> _Exercise task_
Please reproduce exactly the lines between the line holding "Write the TikZ code for this diagram." and the line holding "inner sep=0pt, text=black!90]", inclusive, leaving out any pictures.

> _Provided data_
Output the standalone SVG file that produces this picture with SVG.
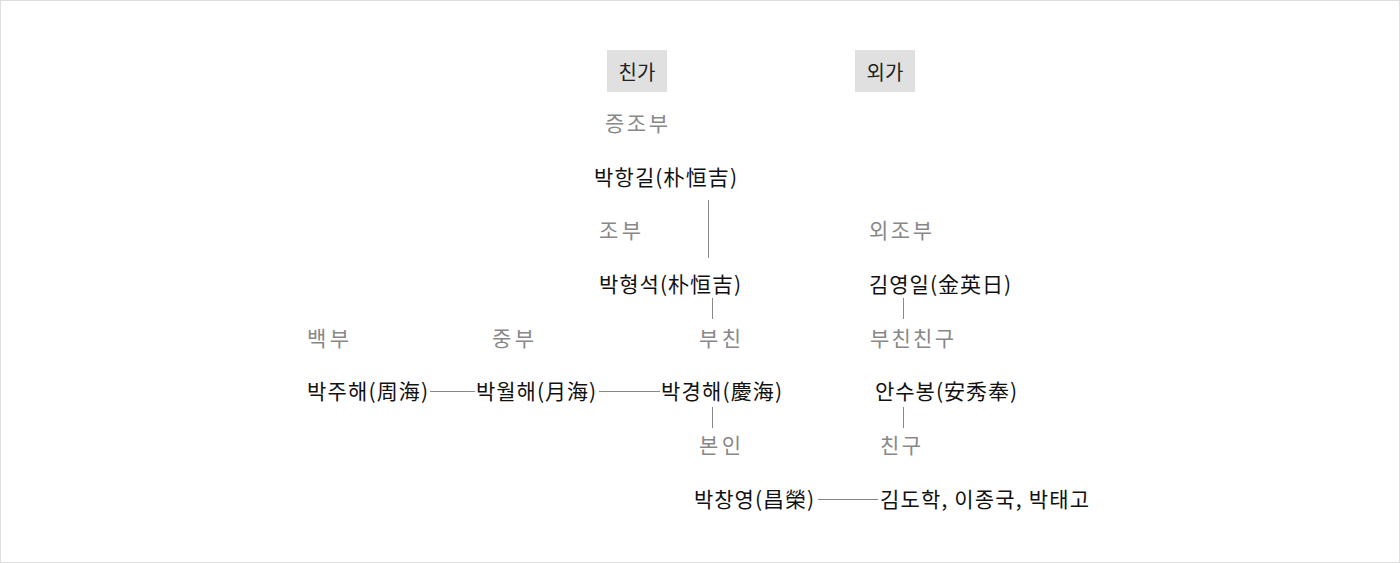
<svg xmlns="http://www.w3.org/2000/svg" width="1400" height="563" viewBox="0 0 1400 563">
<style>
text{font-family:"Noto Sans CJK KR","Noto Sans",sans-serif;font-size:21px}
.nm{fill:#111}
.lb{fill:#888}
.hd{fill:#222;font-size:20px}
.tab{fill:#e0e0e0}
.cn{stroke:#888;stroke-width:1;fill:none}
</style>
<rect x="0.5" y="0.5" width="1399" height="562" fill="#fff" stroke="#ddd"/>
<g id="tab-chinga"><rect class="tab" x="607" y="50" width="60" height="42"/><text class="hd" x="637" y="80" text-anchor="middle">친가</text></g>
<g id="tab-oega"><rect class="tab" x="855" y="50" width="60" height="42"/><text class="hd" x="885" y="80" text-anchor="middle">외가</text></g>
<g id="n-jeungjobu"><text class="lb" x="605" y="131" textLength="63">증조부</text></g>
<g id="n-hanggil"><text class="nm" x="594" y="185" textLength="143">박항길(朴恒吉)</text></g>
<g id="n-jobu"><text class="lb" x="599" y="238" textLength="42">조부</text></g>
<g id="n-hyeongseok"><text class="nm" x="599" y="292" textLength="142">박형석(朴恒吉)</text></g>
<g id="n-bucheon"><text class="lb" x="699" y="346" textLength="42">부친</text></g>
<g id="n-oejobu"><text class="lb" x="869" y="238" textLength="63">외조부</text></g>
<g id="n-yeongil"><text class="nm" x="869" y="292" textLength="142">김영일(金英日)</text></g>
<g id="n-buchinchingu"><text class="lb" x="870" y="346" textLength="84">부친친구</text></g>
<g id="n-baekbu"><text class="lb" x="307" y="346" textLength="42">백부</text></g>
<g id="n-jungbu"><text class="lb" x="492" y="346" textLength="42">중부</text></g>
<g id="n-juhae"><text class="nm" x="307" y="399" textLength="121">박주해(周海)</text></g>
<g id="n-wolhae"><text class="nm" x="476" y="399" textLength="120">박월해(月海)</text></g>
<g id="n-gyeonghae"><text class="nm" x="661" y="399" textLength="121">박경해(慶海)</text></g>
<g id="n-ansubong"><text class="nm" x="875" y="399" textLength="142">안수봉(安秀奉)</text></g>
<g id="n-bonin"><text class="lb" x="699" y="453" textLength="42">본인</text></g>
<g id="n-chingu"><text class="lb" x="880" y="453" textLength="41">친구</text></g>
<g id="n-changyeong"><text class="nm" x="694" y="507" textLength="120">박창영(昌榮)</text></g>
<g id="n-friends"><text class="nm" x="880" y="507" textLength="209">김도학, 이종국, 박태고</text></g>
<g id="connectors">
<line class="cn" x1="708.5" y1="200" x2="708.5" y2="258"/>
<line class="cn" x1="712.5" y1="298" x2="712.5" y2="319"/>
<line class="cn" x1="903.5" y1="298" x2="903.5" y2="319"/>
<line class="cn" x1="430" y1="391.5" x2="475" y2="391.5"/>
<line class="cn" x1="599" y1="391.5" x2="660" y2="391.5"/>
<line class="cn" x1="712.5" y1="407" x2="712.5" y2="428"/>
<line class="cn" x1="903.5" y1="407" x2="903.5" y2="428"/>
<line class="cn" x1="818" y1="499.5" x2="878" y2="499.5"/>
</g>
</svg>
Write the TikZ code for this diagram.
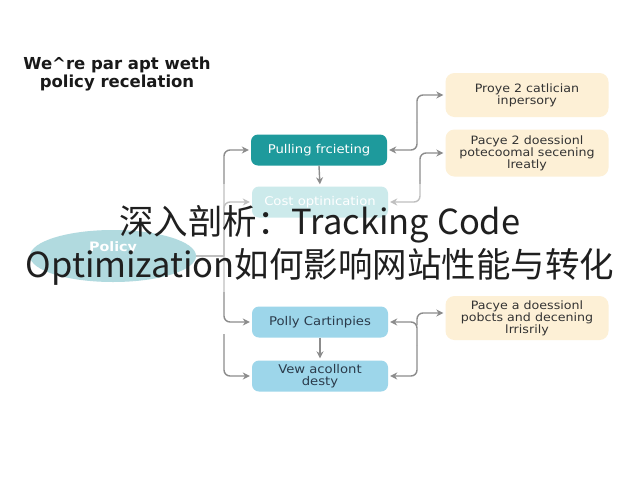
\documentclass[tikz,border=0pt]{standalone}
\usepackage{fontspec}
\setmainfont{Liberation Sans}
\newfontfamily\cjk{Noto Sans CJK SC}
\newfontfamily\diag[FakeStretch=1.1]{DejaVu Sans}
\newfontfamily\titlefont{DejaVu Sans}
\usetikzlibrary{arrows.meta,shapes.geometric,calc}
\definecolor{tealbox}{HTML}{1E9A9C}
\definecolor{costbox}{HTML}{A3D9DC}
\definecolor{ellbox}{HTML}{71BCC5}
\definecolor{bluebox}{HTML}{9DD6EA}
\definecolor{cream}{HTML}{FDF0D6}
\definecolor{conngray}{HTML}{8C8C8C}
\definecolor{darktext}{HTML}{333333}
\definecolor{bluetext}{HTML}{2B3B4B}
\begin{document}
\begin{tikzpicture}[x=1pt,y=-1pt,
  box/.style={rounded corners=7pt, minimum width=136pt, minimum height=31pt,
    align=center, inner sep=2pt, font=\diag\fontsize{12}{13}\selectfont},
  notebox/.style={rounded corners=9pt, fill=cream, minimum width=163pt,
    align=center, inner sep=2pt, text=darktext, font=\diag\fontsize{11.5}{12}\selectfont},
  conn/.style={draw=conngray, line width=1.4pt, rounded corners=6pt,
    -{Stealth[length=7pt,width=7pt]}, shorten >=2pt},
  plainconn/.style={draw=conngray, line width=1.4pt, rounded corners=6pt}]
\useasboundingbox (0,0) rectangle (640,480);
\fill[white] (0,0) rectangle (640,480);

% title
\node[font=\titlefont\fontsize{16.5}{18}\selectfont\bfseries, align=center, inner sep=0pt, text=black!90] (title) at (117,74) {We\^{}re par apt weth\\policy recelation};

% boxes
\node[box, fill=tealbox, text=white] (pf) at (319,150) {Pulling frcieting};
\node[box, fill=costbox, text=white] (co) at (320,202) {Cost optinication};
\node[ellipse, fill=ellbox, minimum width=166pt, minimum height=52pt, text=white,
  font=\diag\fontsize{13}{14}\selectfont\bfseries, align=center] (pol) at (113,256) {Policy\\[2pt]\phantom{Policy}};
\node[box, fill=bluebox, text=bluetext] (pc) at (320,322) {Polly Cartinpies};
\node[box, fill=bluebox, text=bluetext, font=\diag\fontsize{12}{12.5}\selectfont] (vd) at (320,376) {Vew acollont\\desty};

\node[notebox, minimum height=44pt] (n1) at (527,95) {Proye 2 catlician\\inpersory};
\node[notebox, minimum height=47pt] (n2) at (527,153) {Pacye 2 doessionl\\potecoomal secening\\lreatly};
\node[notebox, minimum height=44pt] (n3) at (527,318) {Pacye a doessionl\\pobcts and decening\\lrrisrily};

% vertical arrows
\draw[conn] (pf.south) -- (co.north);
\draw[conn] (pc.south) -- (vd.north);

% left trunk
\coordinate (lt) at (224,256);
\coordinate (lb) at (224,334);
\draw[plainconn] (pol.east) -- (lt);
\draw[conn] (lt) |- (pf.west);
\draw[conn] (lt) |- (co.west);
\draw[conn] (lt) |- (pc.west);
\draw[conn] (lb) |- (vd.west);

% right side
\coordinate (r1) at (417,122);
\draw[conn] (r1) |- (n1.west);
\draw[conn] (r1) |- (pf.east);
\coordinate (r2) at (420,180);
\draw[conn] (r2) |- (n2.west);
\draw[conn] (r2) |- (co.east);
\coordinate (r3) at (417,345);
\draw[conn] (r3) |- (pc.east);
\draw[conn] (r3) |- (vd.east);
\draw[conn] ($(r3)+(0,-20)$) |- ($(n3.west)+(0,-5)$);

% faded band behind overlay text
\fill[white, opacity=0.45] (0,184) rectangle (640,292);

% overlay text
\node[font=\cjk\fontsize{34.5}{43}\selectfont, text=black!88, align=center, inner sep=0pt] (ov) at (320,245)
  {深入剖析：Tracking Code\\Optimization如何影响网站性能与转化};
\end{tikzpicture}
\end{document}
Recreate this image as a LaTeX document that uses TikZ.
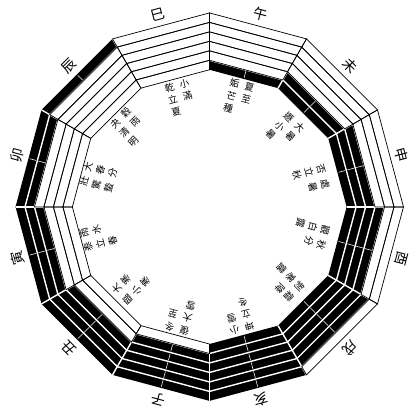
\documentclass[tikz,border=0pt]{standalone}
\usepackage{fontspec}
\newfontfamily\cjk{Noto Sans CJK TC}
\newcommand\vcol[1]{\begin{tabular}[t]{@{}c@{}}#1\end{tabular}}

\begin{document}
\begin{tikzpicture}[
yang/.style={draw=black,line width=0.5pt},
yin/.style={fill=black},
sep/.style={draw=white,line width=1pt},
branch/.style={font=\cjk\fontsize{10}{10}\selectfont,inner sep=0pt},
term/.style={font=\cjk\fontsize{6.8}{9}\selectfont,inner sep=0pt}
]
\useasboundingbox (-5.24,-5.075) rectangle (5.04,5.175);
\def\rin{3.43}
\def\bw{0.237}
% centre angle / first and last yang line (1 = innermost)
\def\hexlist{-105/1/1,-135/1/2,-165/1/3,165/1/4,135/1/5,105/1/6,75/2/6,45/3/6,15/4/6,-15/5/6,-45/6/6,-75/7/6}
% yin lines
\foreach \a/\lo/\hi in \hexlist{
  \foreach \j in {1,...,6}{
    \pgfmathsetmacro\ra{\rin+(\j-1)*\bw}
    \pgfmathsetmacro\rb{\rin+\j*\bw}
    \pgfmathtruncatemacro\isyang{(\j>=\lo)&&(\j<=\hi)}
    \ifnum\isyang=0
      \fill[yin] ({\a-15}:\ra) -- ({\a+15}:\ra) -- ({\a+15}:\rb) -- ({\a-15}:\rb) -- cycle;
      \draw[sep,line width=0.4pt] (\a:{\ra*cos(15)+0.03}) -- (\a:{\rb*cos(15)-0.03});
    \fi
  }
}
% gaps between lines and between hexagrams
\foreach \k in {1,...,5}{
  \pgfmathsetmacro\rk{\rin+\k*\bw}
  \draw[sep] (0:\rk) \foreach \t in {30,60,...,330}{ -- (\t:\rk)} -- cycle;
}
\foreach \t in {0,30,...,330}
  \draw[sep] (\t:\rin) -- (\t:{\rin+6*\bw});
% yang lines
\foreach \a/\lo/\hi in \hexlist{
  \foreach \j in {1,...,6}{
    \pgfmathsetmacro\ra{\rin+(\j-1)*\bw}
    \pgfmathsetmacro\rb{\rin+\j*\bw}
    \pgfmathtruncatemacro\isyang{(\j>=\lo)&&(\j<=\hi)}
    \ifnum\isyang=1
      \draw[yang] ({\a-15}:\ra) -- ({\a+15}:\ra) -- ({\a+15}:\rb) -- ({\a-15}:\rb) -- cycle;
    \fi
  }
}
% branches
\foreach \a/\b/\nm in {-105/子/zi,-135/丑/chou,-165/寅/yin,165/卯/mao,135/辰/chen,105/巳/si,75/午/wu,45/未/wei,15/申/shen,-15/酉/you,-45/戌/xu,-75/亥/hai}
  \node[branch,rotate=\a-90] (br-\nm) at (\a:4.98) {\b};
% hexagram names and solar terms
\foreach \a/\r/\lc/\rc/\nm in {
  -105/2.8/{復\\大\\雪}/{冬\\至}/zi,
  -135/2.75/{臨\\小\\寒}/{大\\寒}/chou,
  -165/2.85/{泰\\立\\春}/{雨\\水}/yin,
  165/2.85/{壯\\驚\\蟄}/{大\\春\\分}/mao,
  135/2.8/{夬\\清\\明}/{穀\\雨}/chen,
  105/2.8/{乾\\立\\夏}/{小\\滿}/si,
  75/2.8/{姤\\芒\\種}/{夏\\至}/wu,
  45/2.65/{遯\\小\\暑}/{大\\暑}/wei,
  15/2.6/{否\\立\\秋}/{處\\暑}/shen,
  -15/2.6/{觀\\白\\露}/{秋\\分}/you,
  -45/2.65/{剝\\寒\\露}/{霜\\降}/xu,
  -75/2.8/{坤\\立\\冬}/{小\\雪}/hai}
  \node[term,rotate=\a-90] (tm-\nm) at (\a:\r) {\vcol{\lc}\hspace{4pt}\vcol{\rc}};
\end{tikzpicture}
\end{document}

> _Result of this task_
Write the TikZ code for this diagram.
\documentclass[tikz,border=0pt]{standalone}
\usepackage{fontspec}
\setmainfont{Liberation Sans}
\newfontfamily\cjk{Noto Sans CJK SC}
\newfontfamily\diag[FakeStretch=1.1]{DejaVu Sans}
\newfontfamily\titlefont{DejaVu Sans}
\usetikzlibrary{arrows.meta,shapes.geometric,calc}
\definecolor{tealbox}{HTML}{1E9A9C}
\definecolor{costbox}{HTML}{A3D9DC}
\definecolor{ellbox}{HTML}{71BCC5}
\definecolor{bluebox}{HTML}{9DD6EA}
\definecolor{cream}{HTML}{FDF0D6}
\definecolor{conngray}{HTML}{8C8C8C}
\definecolor{darktext}{HTML}{333333}
\definecolor{bluetext}{HTML}{2B3B4B}
\begin{document}
\begin{tikzpicture}[x=1pt,y=-1pt,
  box/.style={rounded corners=7pt, minimum width=136pt, minimum height=31pt,
    align=center, inner sep=2pt, font=\diag\fontsize{12}{13}\selectfont},
  notebox/.style={rounded corners=9pt, fill=cream, minimum width=163pt,
    align=center, inner sep=2pt, text=darktext, font=\diag\fontsize{11.5}{12}\selectfont},
  conn/.style={draw=conngray, line width=1.4pt, rounded corners=6pt,
    -{Stealth[length=7pt,width=7pt]}, shorten >=2pt},
  plainconn/.style={draw=conngray, line width=1.4pt, rounded corners=6pt}]
\useasboundingbox (0,0) rectangle (640,480);
\fill[white] (0,0) rectangle (640,480);

% title
\node[font=\titlefont\fontsize{16.5}{18}\selectfont\bfseries, align=center, inner sep=0pt, text=black!90] (title) at (117,74) {We\^{}re par apt weth\\policy recelation};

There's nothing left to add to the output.